Happy New Year everyone.
Our consortium has been on Tessitura for 18 years and lots of lists, extractions, and output sets (l/e/o) have been created by users at the various organizations during that time. Occasionally there has been some cleanup done by users, but many of the l/e/o remain in the system with a portion of those created by users who no longer work in the consortium. We have asked users to clean up and delete any old l/e/o, but we want to establish some clear guidelines for how long these are kept and have a regular procedure in place to reduce the number of outdated l/e/o.

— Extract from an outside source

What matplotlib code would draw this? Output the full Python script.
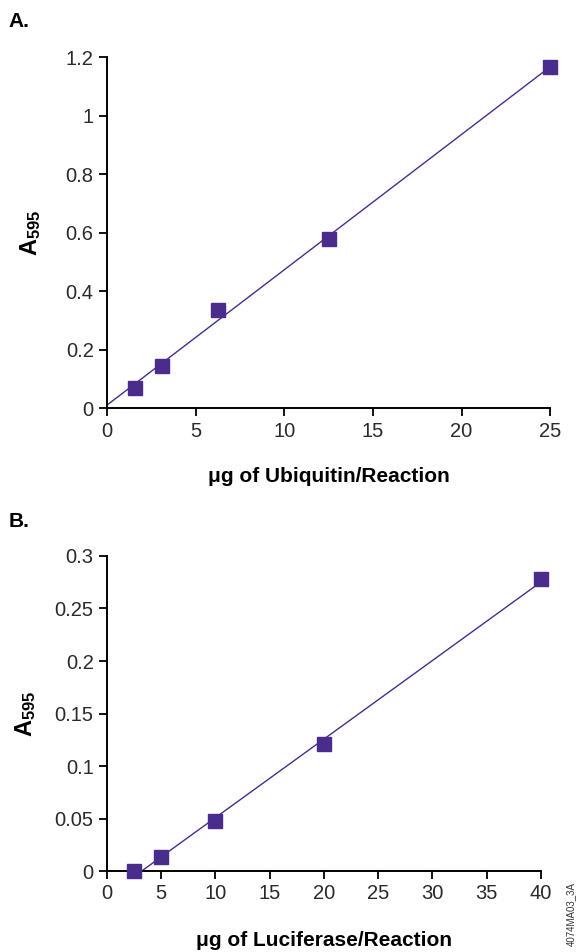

At the Database Managers’ meeting last month, I posed this question and got some great feedback, such as having time limits for how long l/e/o are kept with periodic review (such as end of FY), naming conventions to easily identify evergreen items, reassigning l/e/o when a person leaves an organization. I also wanted to hear what others are doing to keep l/e/o from getting out of hand and if anyone has policies/guidelines in place.
Appreciate any feedback.
T.C.
Do any of you use SQL to delete old extractions in bulk? We also have 17 years of old LEOs to grapple with.
I have used SQL to inactivate them, but you have to be more careful on the deletes due to referential integrity. At a minimum, you'd want to delete the detail rows (list contents) first. I'd also do a check of the catalog to see where else lists might be referenced in tables.
(I feel that - almost as many)
Maybe we can we talk about:
Thanks for the mention, Heath Wilder!
I'm happy to share my list/output set/extraction cleanup utility if anyone wants it. Email me at catherine@artsphilly.org and I'll send you a copy. It's currently good for v15. (We're still in early stages of v16 testing so I haven't yet checked it out there yet.)
The utility inactivates and/or deletes lists, output sets, and extractions that haven't been used in a specified amount of time. It's really helped our consortium keep those areas of Tess manageable, which, from an admin/backend perspective, is especially worthwhile when dealing with version upgrades.